- TASK TO CARRY OUT
Set the data down again, exactly as it reads, but without the pictures.

——————

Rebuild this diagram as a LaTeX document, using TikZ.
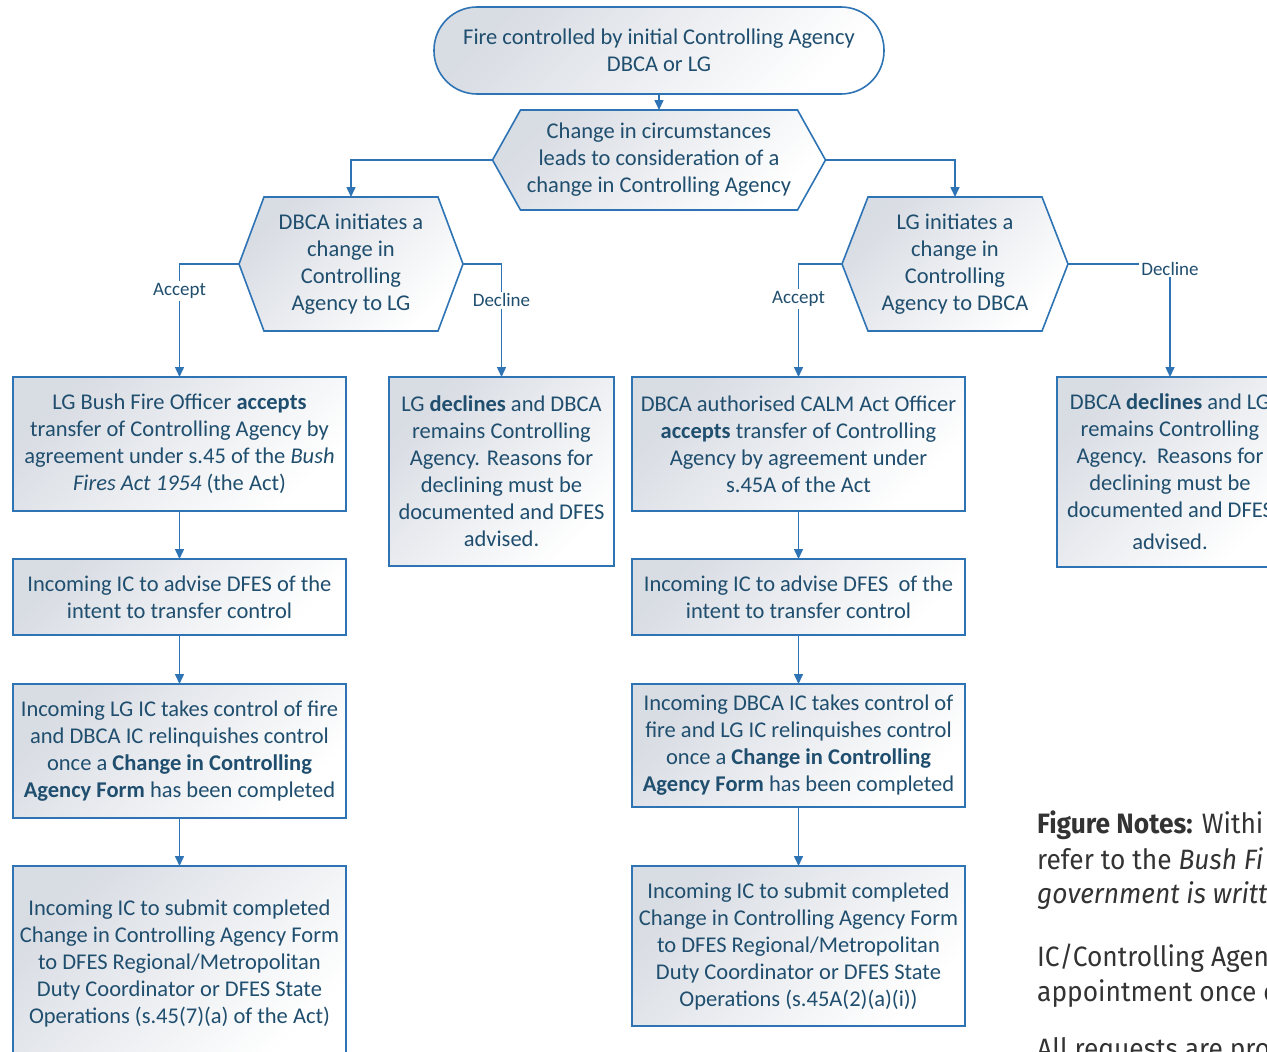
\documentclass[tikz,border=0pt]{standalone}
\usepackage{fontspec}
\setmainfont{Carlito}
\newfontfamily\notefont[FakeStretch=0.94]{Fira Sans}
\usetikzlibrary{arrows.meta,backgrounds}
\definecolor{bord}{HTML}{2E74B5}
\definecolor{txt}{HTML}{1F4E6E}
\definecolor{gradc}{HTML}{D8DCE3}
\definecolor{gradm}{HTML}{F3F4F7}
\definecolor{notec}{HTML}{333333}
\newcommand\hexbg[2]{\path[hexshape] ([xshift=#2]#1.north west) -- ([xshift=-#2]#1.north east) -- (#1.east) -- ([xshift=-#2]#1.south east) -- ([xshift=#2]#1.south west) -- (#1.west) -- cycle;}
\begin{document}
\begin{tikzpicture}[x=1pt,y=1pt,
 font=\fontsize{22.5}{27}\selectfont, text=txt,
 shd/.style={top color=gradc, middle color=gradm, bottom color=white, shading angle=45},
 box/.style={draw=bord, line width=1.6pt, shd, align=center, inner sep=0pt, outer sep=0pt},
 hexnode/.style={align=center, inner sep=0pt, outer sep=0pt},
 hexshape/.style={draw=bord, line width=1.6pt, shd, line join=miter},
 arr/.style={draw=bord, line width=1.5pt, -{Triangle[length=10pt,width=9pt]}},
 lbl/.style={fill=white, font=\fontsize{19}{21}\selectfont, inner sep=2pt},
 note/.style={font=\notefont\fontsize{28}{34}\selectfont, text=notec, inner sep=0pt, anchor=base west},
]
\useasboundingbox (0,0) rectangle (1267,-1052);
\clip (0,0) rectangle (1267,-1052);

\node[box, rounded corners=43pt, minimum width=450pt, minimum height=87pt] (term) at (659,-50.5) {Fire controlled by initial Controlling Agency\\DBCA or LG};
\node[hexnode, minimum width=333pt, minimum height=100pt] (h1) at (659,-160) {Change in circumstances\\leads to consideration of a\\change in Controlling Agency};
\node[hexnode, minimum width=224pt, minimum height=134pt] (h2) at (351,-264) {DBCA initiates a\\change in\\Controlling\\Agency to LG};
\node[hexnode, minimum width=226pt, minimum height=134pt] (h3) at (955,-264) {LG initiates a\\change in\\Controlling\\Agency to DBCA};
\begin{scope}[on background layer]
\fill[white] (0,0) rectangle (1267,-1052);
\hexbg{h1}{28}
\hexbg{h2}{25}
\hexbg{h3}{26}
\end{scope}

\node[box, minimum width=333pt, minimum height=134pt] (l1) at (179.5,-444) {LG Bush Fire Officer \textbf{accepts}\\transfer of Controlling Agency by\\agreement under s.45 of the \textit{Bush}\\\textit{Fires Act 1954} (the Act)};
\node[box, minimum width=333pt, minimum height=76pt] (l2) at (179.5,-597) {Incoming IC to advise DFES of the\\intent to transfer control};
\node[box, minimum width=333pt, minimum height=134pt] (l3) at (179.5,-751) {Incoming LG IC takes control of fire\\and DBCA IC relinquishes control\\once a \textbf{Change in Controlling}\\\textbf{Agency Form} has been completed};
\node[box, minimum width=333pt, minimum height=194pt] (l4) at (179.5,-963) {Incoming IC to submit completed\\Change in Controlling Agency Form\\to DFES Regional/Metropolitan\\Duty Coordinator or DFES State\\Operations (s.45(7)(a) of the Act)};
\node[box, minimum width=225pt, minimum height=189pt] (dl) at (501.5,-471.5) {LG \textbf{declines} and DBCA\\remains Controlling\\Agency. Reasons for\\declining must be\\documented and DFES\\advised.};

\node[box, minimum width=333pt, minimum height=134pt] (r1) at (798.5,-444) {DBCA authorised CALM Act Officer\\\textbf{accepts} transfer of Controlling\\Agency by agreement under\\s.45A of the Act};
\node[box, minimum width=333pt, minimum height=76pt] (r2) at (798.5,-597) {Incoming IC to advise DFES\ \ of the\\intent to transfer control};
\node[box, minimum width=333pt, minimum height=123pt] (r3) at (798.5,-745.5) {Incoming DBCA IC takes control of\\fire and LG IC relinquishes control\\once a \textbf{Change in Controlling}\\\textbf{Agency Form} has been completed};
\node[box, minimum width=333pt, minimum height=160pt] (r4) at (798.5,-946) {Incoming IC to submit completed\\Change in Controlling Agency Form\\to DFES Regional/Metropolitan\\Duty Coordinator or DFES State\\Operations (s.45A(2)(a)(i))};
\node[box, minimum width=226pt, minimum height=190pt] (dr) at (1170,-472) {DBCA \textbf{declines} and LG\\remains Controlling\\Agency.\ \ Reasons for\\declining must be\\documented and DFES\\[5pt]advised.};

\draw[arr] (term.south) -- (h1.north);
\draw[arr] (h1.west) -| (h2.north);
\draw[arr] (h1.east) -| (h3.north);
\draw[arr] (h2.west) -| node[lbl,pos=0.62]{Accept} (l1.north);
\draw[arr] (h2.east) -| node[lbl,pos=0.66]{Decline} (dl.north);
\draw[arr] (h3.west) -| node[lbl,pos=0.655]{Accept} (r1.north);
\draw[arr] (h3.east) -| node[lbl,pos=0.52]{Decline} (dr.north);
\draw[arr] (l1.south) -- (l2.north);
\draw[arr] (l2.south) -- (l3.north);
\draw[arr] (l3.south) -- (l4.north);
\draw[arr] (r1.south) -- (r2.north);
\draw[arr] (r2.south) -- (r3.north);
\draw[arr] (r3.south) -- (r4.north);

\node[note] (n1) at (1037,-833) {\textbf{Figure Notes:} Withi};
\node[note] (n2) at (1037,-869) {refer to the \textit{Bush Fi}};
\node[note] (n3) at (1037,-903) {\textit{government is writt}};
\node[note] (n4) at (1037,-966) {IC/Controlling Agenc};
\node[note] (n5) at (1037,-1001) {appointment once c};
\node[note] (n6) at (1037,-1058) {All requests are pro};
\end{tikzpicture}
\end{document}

——————

- SOLUTION TO THE EXERCISE
Rebuild this diagram as a LaTeX document, using TikZ.
\documentclass[tikz,border=0pt]{standalone}
\usepackage{fontspec}
\setmainfont{Carlito}
\newfontfamily\notefont[FakeStretch=0.94]{Fira Sans}
\usetikzlibrary{arrows.meta,backgrounds}
\definecolor{bord}{HTML}{2E74B5}
\definecolor{txt}{HTML}{1F4E6E}
\definecolor{gradc}{HTML}{D8DCE3}
\definecolor{gradm}{HTML}{F3F4F7}
\definecolor{notec}{HTML}{333333}
\newcommand\hexbg[2]{\path[hexshape] ([xshift=#2]#1.north west) -- ([xshift=-#2]#1.north east) -- (#1.east) -- ([xshift=-#2]#1.south east) -- ([xshift=#2]#1.south west) -- (#1.west) -- cycle;}
\begin{document}
\begin{tikzpicture}[x=1pt,y=1pt,
 font=\fontsize{22.5}{27}\selectfont, text=txt,
 shd/.style={top color=gradc, middle color=gradm, bottom color=white, shading angle=45},
 box/.style={draw=bord, line width=1.6pt, shd, align=center, inner sep=0pt, outer sep=0pt},
 hexnode/.style={align=center, inner sep=0pt, outer sep=0pt},
 hexshape/.style={draw=bord, line width=1.6pt, shd, line join=miter},
 arr/.style={draw=bord, line width=1.5pt, -{Triangle[length=10pt,width=9pt]}},
 lbl/.style={fill=white, font=\fontsize{19}{21}\selectfont, inner sep=2pt},
 note/.style={font=\notefont\fontsize{28}{34}\selectfont, text=notec, inner sep=0pt, anchor=base west},
]
\useasboundingbox (0,0) rectangle (1267,-1052);
\clip (0,0) rectangle (1267,-1052);

\node[box, rounded corners=43pt, minimum width=450pt, minimum height=87pt] (term) at (659,-50.5) {Fire controlled by initial Controlling Agency\\DBCA or LG};
\node[hexnode, minimum width=333pt, minimum height=100pt] (h1) at (659,-160) {Change in circumstances\\leads to consideration of a\\change in Controlling Agency};
\node[hexnode, minimum width=224pt, minimum height=134pt] (h2) at (351,-264) {DBCA initiates a\\change in\\Controlling\\Agency to LG};
\node[hexnode, minimum width=226pt, minimum height=134pt] (h3) at (955,-264) {LG initiates a\\change in\\Controlling\\Agency to DBCA};
\begin{scope}[on background layer]
\fill[white] (0,0) rectangle (1267,-1052);
\hexbg{h1}{28}
\hexbg{h2}{25}
\hexbg{h3}{26}
\end{scope}

\node[box, minimum width=333pt, minimum height=134pt] (l1) at (179.5,-444) {LG Bush Fire Officer \textbf{accepts}\\transfer of Controlling Agency by\\agreement under s.45 of the \textit{Bush}\\\textit{Fires Act 1954} (the Act)};
\node[box, minimum width=333pt, minimum height=76pt] (l2) at (179.5,-597) {Incoming IC to advise DFES of the\\intent to transfer control};
\node[box, minimum width=333pt, minimum height=134pt] (l3) at (179.5,-751) {Incoming LG IC takes control of fire\\and DBCA IC relinquishes control\\once a \textbf{Change in Controlling}\\\textbf{Agency Form} has been completed};
\node[box, minimum width=333pt, minimum height=194pt] (l4) at (179.5,-963) {Incoming IC to submit completed\\Change in Controlling Agency Form\\to DFES Regional/Metropolitan\\Duty Coordinator or DFES State\\Operations (s.45(7)(a) of the Act)};
\node[box, minimum width=225pt, minimum height=189pt] (dl) at (501.5,-471.5) {LG \textbf{declines} and DBCA\\remains Controlling\\Agency. Reasons for\\declining must be\\documented and DFES\\advised.};

\node[box, minimum width=333pt, minimum height=134pt] (r1) at (798.5,-444) {DBCA authorised CALM Act Officer\\\textbf{accepts} transfer of Controlling\\Agency by agreement under\\s.45A of the Act};
\node[box, minimum width=333pt, minimum height=76pt] (r2) at (798.5,-597) {Incoming IC to advise DFES\ \ of the\\intent to transfer control};
\node[box, minimum width=333pt, minimum height=123pt] (r3) at (798.5,-745.5) {Incoming DBCA IC takes control of\\fire and LG IC relinquishes control\\once a \textbf{Change in Controlling}\\\textbf{Agency Form} has been completed};
\node[box, minimum width=333pt, minimum height=160pt] (r4) at (798.5,-946) {Incoming IC to submit completed\\Change in Controlling Agency Form\\to DFES Regional/Metropolitan\\Duty Coordinator or DFES State\\Operations (s.45A(2)(a)(i))};
\node[box, minimum width=226pt, minimum height=190pt] (dr) at (1170,-472) {DBCA \textbf{declines} and LG\\remains Controlling\\Agency.\ \ Reasons for\\declining must be\\documented and DFES\\[5pt]advised.};

\draw[arr] (term.south) -- (h1.north);
\draw[arr] (h1.west) -| (h2.north);
\draw[arr] (h1.east) -| (h3.north);
\draw[arr] (h2.west) -| node[lbl,pos=0.62]{Accept} (l1.north);
\draw[arr] (h2.east) -| node[lbl,pos=0.66]{Decline} (dl.north);
\draw[arr] (h3.west) -| node[lbl,pos=0.655]{Accept} (r1.north);
\draw[arr] (h3.east) -| node[lbl,pos=0.52]{Decline} (dr.north);
\draw[arr] (l1.south) -- (l2.north);
\draw[arr] (l2.south) -- (l3.north);
\draw[arr] (l3.south) -- (l4.north);
\draw[arr] (r1.south) -- (r2.north);
\draw[arr] (r2.south) -- (r3.north);
\draw[arr] (r3.south) -- (r4.north);

\node[note] (n1) at (1037,-833) {\textbf{Figure Notes:} Withi};
\node[note] (n2) at (1037,-869) {refer to the \textit{Bush Fi}};
\node[note] (n3) at (1037,-903) {\textit{government is writt}};
\node[note] (n4) at (1037,-966) {IC/Controlling Agenc};
\node[note] (n5) at (1037,-1001) {appointment once c};
\node[note] (n6) at (1037,-1058) {All requests are pro};
\end{tikzpicture}
\end{document}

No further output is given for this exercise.